■ Exercise directions:
Quote word for word the lines below, beginning with the first and ending with the one that has "tick_pos = [y_min". Drop the pictures.

■ Collected material:
§

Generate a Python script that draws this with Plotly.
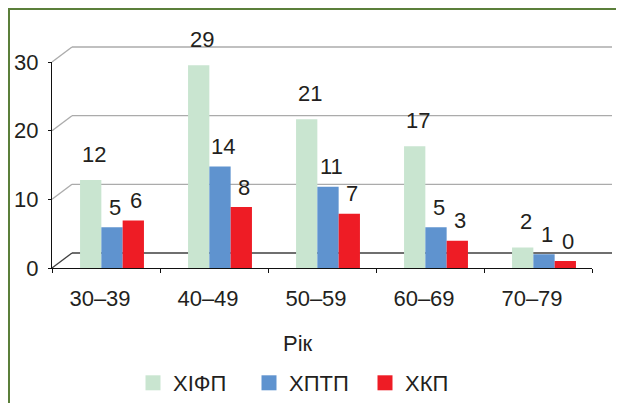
import plotly.graph_objects as go

# ---- data ----
categories = ["30–39", "40–49", "50–59", "60–69", "70–79"]
series_names = ["ХІФП", "ХПТП", "ХКП"]
hifp = [12, 29, 21, 17, 2]
hptp = [5, 14, 11, 5, 1]
hkp = [6, 8, 7, 3, 0]
y_ticks = [0, 10, 20, 30]
x_title = "Рік"

series_values = [hifp, hptp, hkp]
colors = ["#C9E5D0", "#5F93CF", "#EE1C25"]
label_lift = [26, 20, 20]   # px between bar top and its value label, per series

# ---- layout geometry (pixels, page coordinates; page body has an 8px margin) ----
OFF = 8
W_FIG, H_FIG = 624 - OFF, 403 - OFF
AX_L, AX_R, AX_T, AX_B = 52, 592, 62, 268   # front axes box in page pixels
L, T = AX_L - OFF, AX_T - OFF
R, B = W_FIG - (AX_R - OFF), H_FIG - (AX_B - OFF)
PW, PH = AX_R - AX_L, AX_B - AX_T
Y_MAX = 30
px_per_unit = PH / Y_MAX          # front (tick) scale
bar_px_per_unit = 6.75            # bar scale at mid depth
bar_zero_lift = 7                 # px the bar floor sits above the front axis
depth_dx, depth_dy = 20, 15       # back-wall offset
group_shift_px = 6
cat_px = PW / len(categories)
bar_w_px = 21.3

FONT = "Liberation Sans Narrow, Arial Narrow, Liberation Sans, Arial, sans-serif"
FS = 22
TXT = "#231F20"

def fx(px):   # page pixel -> paper x
    return (px - AX_L) / PW

def fy(py):   # page pixel -> paper y
    return (AX_B - py) / PH

y_min = -bar_zero_lift / bar_px_per_unit
y_max = y_min + PH / bar_px_per_unit
tick_pos = [y_min + v * px_per_unit / bar_px_per_unit for v in y_ticks]

fig = go.Figure()
n = len(series_names)
for i, (name, vals, col) in enumerate(zip(series_names, series_values, colors)):
    offset_px = group_shift_px + (i - n / 2) * bar_w_px
    fig.add_trace(go.Bar(
        x=categories, y=[v - y_min for v in vals], base=y_min,
        name=name, marker=dict(color=col, line=dict(width=0)),
        width=bar_w_px / cat_px, offset=offset_px / cat_px,
        cliponaxis=False, hoverinfo="skip", showlegend=False,
    ))
    fig.add_trace(go.Scatter(
        x=[None], y=[None], mode="markers", name=name,
        marker=dict(symbol="square", size=15, color=col), hoverinfo="skip",
    ))
    for c, v in zip(categories, vals):
        fig.add_annotation(
            x=c, xref="x", y=v, yref="y", text=str(v), showarrow=False,
            xshift=offset_px + bar_w_px / 2 + 3, yshift=label_lift[i],
            xanchor="center", yanchor="middle",
            font=dict(family=FONT, size=FS, color=TXT),
        )

shapes = []
for v in y_ticks:
    y_front = AX_B - v * px_per_unit
    col = "#3F3F3F" if v == 0 else "#ABABAB"
    shapes.append(dict(type="line", xref="paper", yref="paper",
                       x0=fx(AX_L), y0=fy(y_front), x1=fx(AX_L + depth_dx), y1=fy(y_front - depth_dy),
                       line=dict(color=col, width=1.3), layer="below"))
    shapes.append(dict(type="line", xref="paper", yref="paper",
                       x0=fx(AX_L + depth_dx), y0=fy(y_front - depth_dy),
                       x1=fx(AX_R + depth_dx), y1=fy(y_front - depth_dy),
                       line=dict(color=col, width=1.3), layer="below"))
# outer green frame (top and left edges)
shapes.append(dict(type="path", xref="paper", yref="paper",
                   path=f"M {fx(640)} {fy(9)} L {fx(9)} {fy(9)} L {fx(9)} {fy(420)}",
                   line=dict(color="#5B7F3A", width=2)))

fig.update_layout(
    width=W_FIG, height=H_FIG, autosize=False,
    margin=dict(l=L, r=R, t=T, b=B, pad=0, autoexpand=False),
    paper_bgcolor="white", plot_bgcolor="rgba(0,0,0,0)",
    barmode="group",
    font=dict(family=FONT, size=FS, color=TXT),
    shapes=shapes,
    showlegend=True,
    legend=dict(orientation="h", x=fx(133), xanchor="left", y=fy(383), yanchor="middle",
                font=dict(family=FONT, size=FS, color=TXT), entrywidth=71, entrywidthmode="pixels",
                itemsizing="trace",
                bgcolor="rgba(0,0,0,0)", traceorder="normal", itemclick=False),
    xaxis=dict(type="category", showgrid=False, showline=True, linecolor="#111", linewidth=1.3,
               ticks="outside", ticklen=4, tickcolor="#111", tickson="boundaries",
               ticklabelshift=-6, ticklabelstandoff=10,
               tickfont=dict(family=FONT, size=FS, color=TXT), zeroline=False, fixedrange=True),
    yaxis=dict(range=[y_min, y_max], tickvals=tick_pos, ticktext=[str(v) for v in y_ticks],
               showgrid=False, showline=True,
               linecolor="#111", linewidth=1.3, ticks="outside", ticklen=3, tickcolor="#111",
               ticklabelstandoff=5, zeroline=False,
               tickfont=dict(family=FONT, size=FS, color=TXT), fixedrange=True),
)
fig.add_annotation(x=fx(298), xref="paper", y=fy(343), yref="paper", text=x_title,
                   xanchor="center", yanchor="middle",
                   showarrow=False, font=dict(family=FONT, size=FS, color=TXT))

fig.write_html("out.html")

§

■ Final result:
Generate a Python script that draws this with Plotly.
import plotly.graph_objects as go

# ---- data ----
categories = ["30–39", "40–49", "50–59", "60–69", "70–79"]
series_names = ["ХІФП", "ХПТП", "ХКП"]
hifp = [12, 29, 21, 17, 2]
hptp = [5, 14, 11, 5, 1]
hkp = [6, 8, 7, 3, 0]
y_ticks = [0, 10, 20, 30]
x_title = "Рік"

series_values = [hifp, hptp, hkp]
colors = ["#C9E5D0", "#5F93CF", "#EE1C25"]
label_lift = [26, 20, 20]   # px between bar top and its value label, per series

# ---- layout geometry (pixels, page coordinates; page body has an 8px margin) ----
OFF = 8
W_FIG, H_FIG = 624 - OFF, 403 - OFF
AX_L, AX_R, AX_T, AX_B = 52, 592, 62, 268   # front axes box in page pixels
L, T = AX_L - OFF, AX_T - OFF
R, B = W_FIG - (AX_R - OFF), H_FIG - (AX_B - OFF)
PW, PH = AX_R - AX_L, AX_B - AX_T
Y_MAX = 30
px_per_unit = PH / Y_MAX          # front (tick) scale
bar_px_per_unit = 6.75            # bar scale at mid depth
bar_zero_lift = 7                 # px the bar floor sits above the front axis
depth_dx, depth_dy = 20, 15       # back-wall offset
group_shift_px = 6
cat_px = PW / len(categories)
bar_w_px = 21.3

FONT = "Liberation Sans Narrow, Arial Narrow, Liberation Sans, Arial, sans-serif"
FS = 22
TXT = "#231F20"

def fx(px):   # page pixel -> paper x
    return (px - AX_L) / PW

def fy(py):   # page pixel -> paper y
    return (AX_B - py) / PH

y_min = -bar_zero_lift / bar_px_per_unit
y_max = y_min + PH / bar_px_per_unit
tick_pos = [y_min + v * px_per_unit / bar_px_per_unit for v in y_ticks]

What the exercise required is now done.